Thursday, November 05, 2015
If the rumors hold true, 2016 could be a banner year for federal spending and funding levels for popular grant programs.
Remember the budget sequestration process in 2013 (See May 2013 “A Look at How the 2014 Budget Battle Impacts Grants”)? Congress and President Obama agreed to institute 5% across-the-board cuts across all government spending, including defense.
The sequestration directly reduced funding levels for almost all federal grant programs. Furthermore, these spending cuts were not limited to a single fiscal year as automatic spending caps were established through 2021.
The idea was that these sequestration cuts would not be palatable long-term to both Democrats and Republicans alike, and would provide an incentive for compromise down the road.
Flash forward to November 2015 and there is optimism in Washington as the White House and Congress have tentatively agreed to a two-year budget framework that will authorize spending levels through 2017. The goal would be to allow the federal government to return to a normal appropriations schedule next year, which is expected to begin in the spring.
The compromise budget package would raise government spending levels by $80 billion (above the sequestration cap established in 2013) over the next two fiscal years, evenly divided between defense and domestic programs.
The bulk of popular grant programs are funded out of the domestic budget, which is expected to rise $25 billion in 2016 and $15 billion in 2017.
If this package of legislation is passed, there is expected to be more money on the table for grant programs. This will allow federal grantmaking agencies to raise award ceilings for individual applicants, increase the number of grants made, or both.
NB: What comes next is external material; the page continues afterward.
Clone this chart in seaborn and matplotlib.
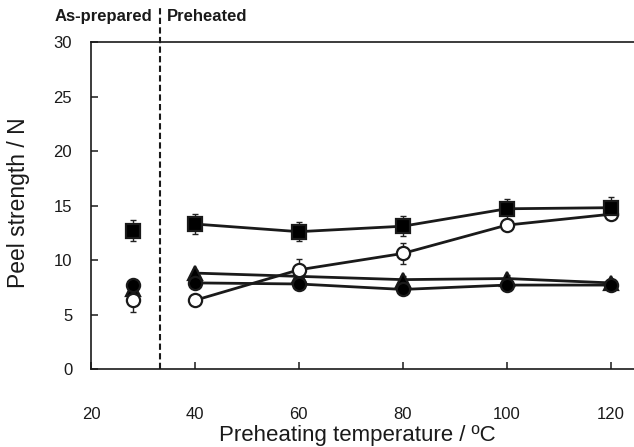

There are numerous reasons to delay any release of confetti and celebration, as tempting as it may seem.
First and foremost, this is merely a tentative deal that was negotiated behind closed doors in secret amongst top leaders in the House, Senate, and White House. This package must still garner support from a plurality of House Members and avoid a filibuster in the Senate that has the potential block the legislation.
Additionally, the House is undergoing a change in leadership (see Between the Lines Column: “Politics and Programs: Why the Next Speaker of the House Matters When It Comes to Grants” printed earlier in this issue) that was largely precipitated by a contingent of the Republican Caucus that yearns for a more bottom-up approach to setting the legislative agenda.
It is safe to assume that this contingent will not be pleased about the top-down nature of the negotiations that lead to this deal.
Even if the legislation passes, most likely due to substantial support from Democrats in the House, this is merely a budget framework.
In other words, it authorizes spending levels, but will still require the various Appropriation Committees in Congress to develop and pass appropriation bills.
Many programs are authorized through legislation, authorization that is irrelevant until appropriations are made. When appropriations are made, they may exceed or fall short of authorized spending levels. Thus, even if this deal passes, there may be protracted fights within the actual appropriations process that will follow.
Finally, this would be a two-year framework. Unless subsequent legislation is passed, the sequestration caps will still be in effect for 2018 through 2021. In that sense, this compromise budget package does not provide the finality that is required to say “Sayonara Sequestration”. In fact, “See you later” is more accurate.